* _TASK OBJECTIVE_: Your task is to retype, word for word, the lines from the start of the data through the line holding "from matplotlib.ticker import". Do not include the pictures.

* _DATASET EXCERPT_:
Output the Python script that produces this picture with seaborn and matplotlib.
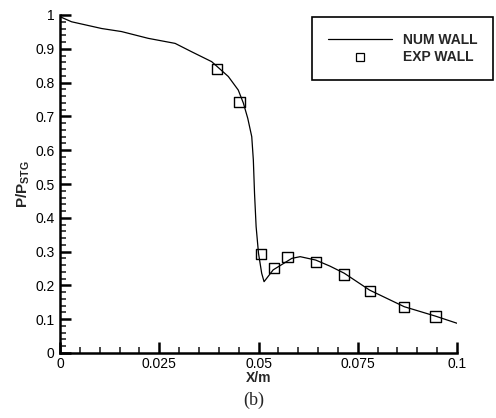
import matplotlib
matplotlib.use("Agg")
import matplotlib.pyplot as plt
import seaborn as sns
import numpy as np
from matplotlib.ticker import MultipleLocator, FixedLocator

# ---- data ----
num_x = [0.0, 0.0029, 0.0105, 0.0155, 0.0222, 0.029, 0.0332, 0.0382, 0.0424,
         0.0449, 0.0462, 0.0473, 0.0483, 0.0487, 0.049, 0.0494, 0.0500, 0.0508, 0.0514,
         0.0537, 0.0584, 0.0605, 0.0644, 0.068, 0.0716, 0.078, 0.0867, 0.0946, 0.1]
num_y = [0.995, 0.980, 0.960, 0.951, 0.931, 0.916, 0.891, 0.862, 0.818,
         0.778, 0.739, 0.694, 0.640, 0.571, 0.472, 0.374, 0.295, 0.236, 0.211,
         0.246, 0.280, 0.285, 0.275, 0.257, 0.236, 0.186, 0.137, 0.109, 0.088]
exp_x = [0.0395, 0.0452, 0.0506, 0.0539, 0.0573, 0.0644, 0.0716, 0.0781, 0.0867, 0.0946]
exp_y = [0.840, 0.743, 0.292, 0.252, 0.285, 0.270, 0.232, 0.184, 0.137, 0.108]
x_ticks = [0, 0.025, 0.05, 0.075, 0.1]
x_tick_labels = ["0", "0.025", "0.05", "0.075", "0.1"]
y_ticks = [0, 0.1, 0.2, 0.3, 0.4, 0.5, 0.6, 0.7, 0.8, 0.9, 1.0]
y_tick_labels = ["0", "0.1", "0.2", "0.3", "0.4", "0.5", "0.6", "0.7", "0.8", "0.9", "1"]

sns.set_style("ticks")
plt.rcParams['font.family'] = ['Liberation Sans', 'DejaVu Sans']
plt.rcParams['mathtext.fontset'] = 'custom'
plt.rcParams['mathtext.rm'] = 'Liberation Sans'
plt.rcParams['mathtext.bf'] = 'Liberation Sans:bold'

fig = plt.figure(figsize=(4.96, 4.18), dpi=100)
ax = fig.add_axes([60/496, 1-353/418, (457-60)/496, (353-15)/418])

sns.lineplot(x=num_x, y=num_y, ax=ax, color='black', lw=0.9, sort=False,
             estimator=None, label='NUM WALL', legend=False)
sns.scatterplot(x=exp_x, y=exp_y, ax=ax, marker='s', s=55, facecolor='none',
                edgecolor='black', linewidth=1.0, label='EXP WALL', legend=False, zorder=3)

ax.set_xlim(0, 0.1)
ax.set_ylim(0, 1)
ax.xaxis.set_major_locator(FixedLocator(x_ticks))
ax.set_xticklabels(x_tick_labels)
ax.yaxis.set_major_locator(FixedLocator(y_ticks))
ax.set_yticklabels(y_tick_labels)
ax.xaxis.set_minor_locator(MultipleLocator(0.005))
ax.yaxis.set_minor_locator(MultipleLocator(0.02))
ax.tick_params(which='major', direction='in', length=8, width=1.8, labelsize=10, pad=4, colors='black')
ax.tick_params(which='minor', direction='in', length=4, width=1.2)
ax.tick_params(axis='x', pad=3)
for s in ['top', 'right']:
    ax.spines[s].set_visible(False)
for s in ['left', 'bottom']:
    ax.spines[s].set_linewidth(1.8)
    ax.spines[s].set_color('black')

ax.set_xlabel("X/m", fontsize=10, fontweight='bold', labelpad=0)
ax.set_ylabel(r"$\mathbf{P/P_{STG}}$", fontsize=11, labelpad=2)

h1, = ax.plot([], [], color='black', lw=0.9)
h2, = ax.plot([], [], ls='none', marker='s', ms=6, mfc='none', mec='black', mew=0.9)
leg = fig.legend([h1, h2], ['NUM WALL', 'EXP WALL'], loc='upper left',
                 bbox_to_anchor=(312/496, 1-17/418), prop={'weight': 'bold', 'size': 10},
                 handlelength=4.6, handletextpad=0.8, borderpad=1.15, labelspacing=0.25,
                 frameon=True, fancybox=False, borderaxespad=0)
leg.get_frame().set_edgecolor('black')
leg.get_frame().set_linewidth(1.2)
leg.get_frame().set_alpha(1)

fig.text(254/496, 1-400/418, "(b)", ha='center', va='center', fontsize=13,
         family=['Liberation Serif'])

fig.savefig("out.png", dpi=100)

* _SOLUTION TO THIS EXERCISE_:
Output the Python script that produces this picture with seaborn and matplotlib.
import matplotlib
matplotlib.use("Agg")
import matplotlib.pyplot as plt
import seaborn as sns
import numpy as np
from matplotlib.ticker import MultipleLocator, FixedLocator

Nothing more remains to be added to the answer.